Talk about Pudong today and one is less likely than before to hear remarks dismissing it as no more than a bottomless pit for investment.
This has little to do with the property glut - which remains a headache for developers - but more with official arm-twisting requiring financial institutions in the old city centre to relocate there.
The former piece of farmland to the east of the Huangpu River - hence its name Pudong - is being revamped into a modern metropolis to propel Shanghai into the financial ranks of Hong Kong, Singapore and Tokyo by the first decade of the next millennium.
Pudong is, however, not only Shanghai's bet on the future; it has received Beijing's blessing to become the growth engine for the Yangtze River delta region.
Conceived in 1990, the idea is to trigger rapid growth in the Pudong 'dragon head' so that it will filter down to the poorer, inner provinces such as Anhui, Sichuan and Jiangxi.
At the heart of the emerging sprawling town is Lujiazui Finance and Trade Zone, a 28-square-kilometre zone which will house the big names in Shanghai finance and banking in the next few years. The other three dedicated sites are the Jinqiao Export Processing Zone, Waigaoqiao Free Trade Zone, and Zhangjiang Hi-Tech Park.
If shares of the companies managing the four zones are any indication, investors are big on the Pudong story. Since the beginning of the year, prices of the shares have outperformed the market.
Of the four, Lujiazui appears to be the favourite. This is hardly surprising, as the financial zone is welcoming an unprecedented influx of tenants this year and next.

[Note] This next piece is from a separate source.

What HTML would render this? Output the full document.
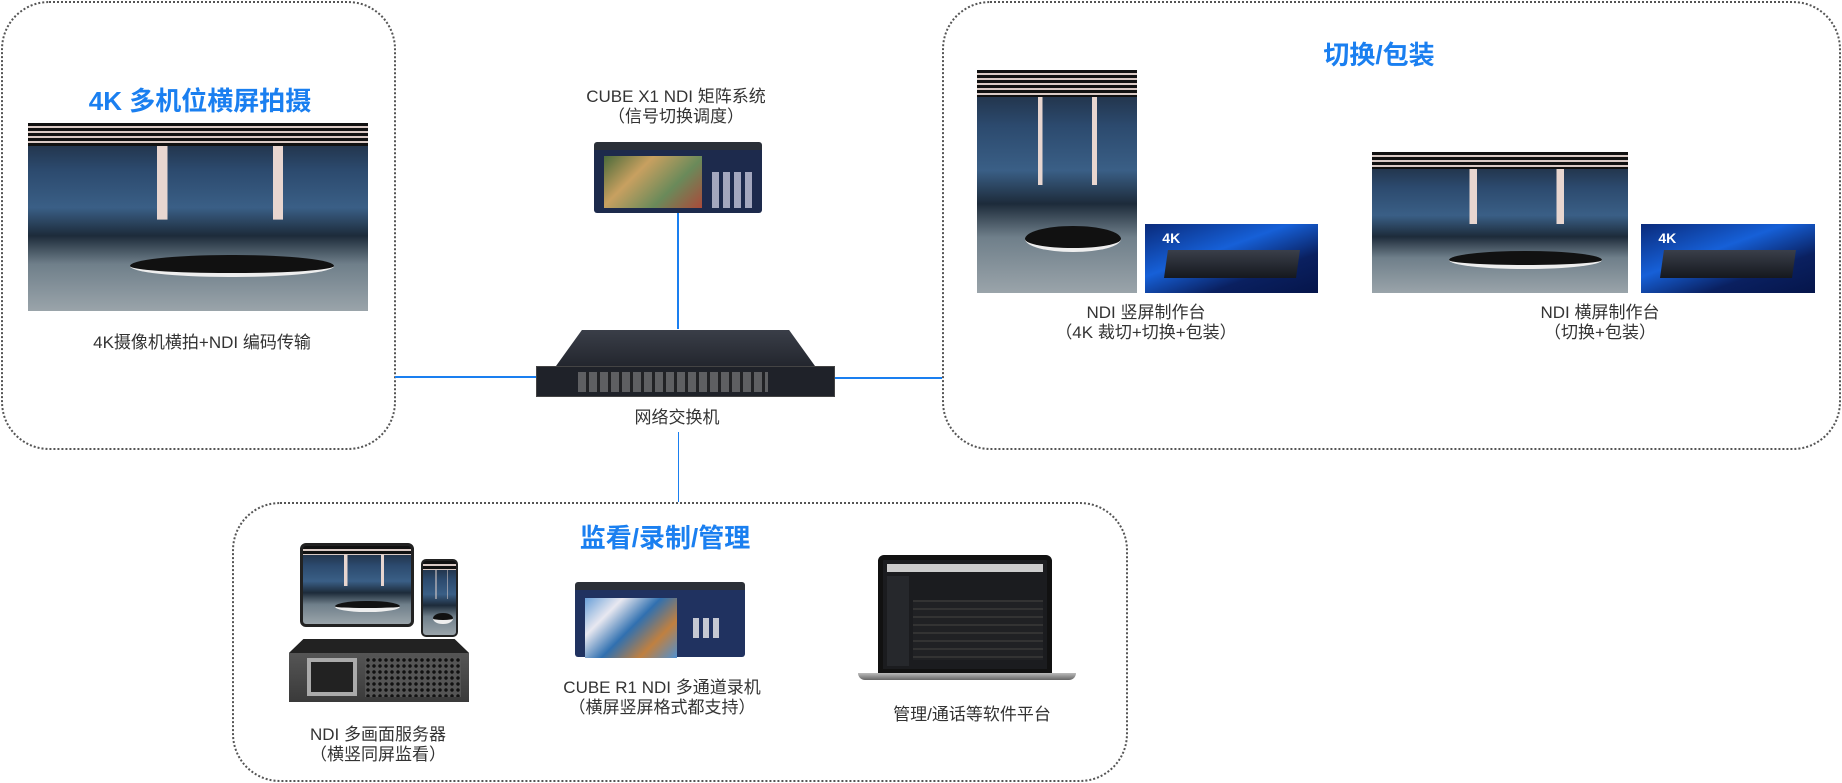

Indeed, while the other zones remain depressingly short of tenants, Lujiazui is seeing several foreign banks taking up residence there as a condition to carry out business in the local currency on a trial basis.
Hongkong Bank, Citibank, Bank of Tokyo-Mitsubishi, Standard Chartered Bank, Dai-ichi Kangyo Bank, Industrial Bank of Japan, Bank Indosuez, Sanwa Bank, and International Bank of Paris and Shanghai are required to move to Pudong as a prerequisite for doing yuan transactions.
Foreign banks which receive new branch licences are also encouraged to set up shop there. It is not just the great shift east by foreign banks which is lessening talk of Pudong being a white elephant.
The biggest financial institution to go east is the Shanghai Stock Exchange, which will move into its own building later this year.
Foreign property consultants say many Chinese and foreign brokerages, legal and accounting firms are likely to follow in the exchange's footsteps. US fund management company Templeton, for instance, has bought office space in the Shanghai Stock Exchange building to house its first representative office in China.
Joining the leap east are key commodity exchanges as well as major government investment and economic bodies.
But all these moves are merely the beginning. Analysts say it will need an even greater number of companies to relocate to Pudong before a critical mass develops.
This will probably come when travelling from Puxi to Pudong - currently an inconvenience to Shanghainese - is eased with the completion of a subway and a river-crossing passenger tunnel.
These two projects are among 10 major infrastructure programmes, costing 100 billion yuan (about HK$934 billion), being built under Pudong's Nine-year Plan, which ends in the year 2000.
The subway line, linking downtown Shanghai to Lujiazui in Pudong, should start running in 1999 - about the same time the first runway of the new Pudong airport becomes operational.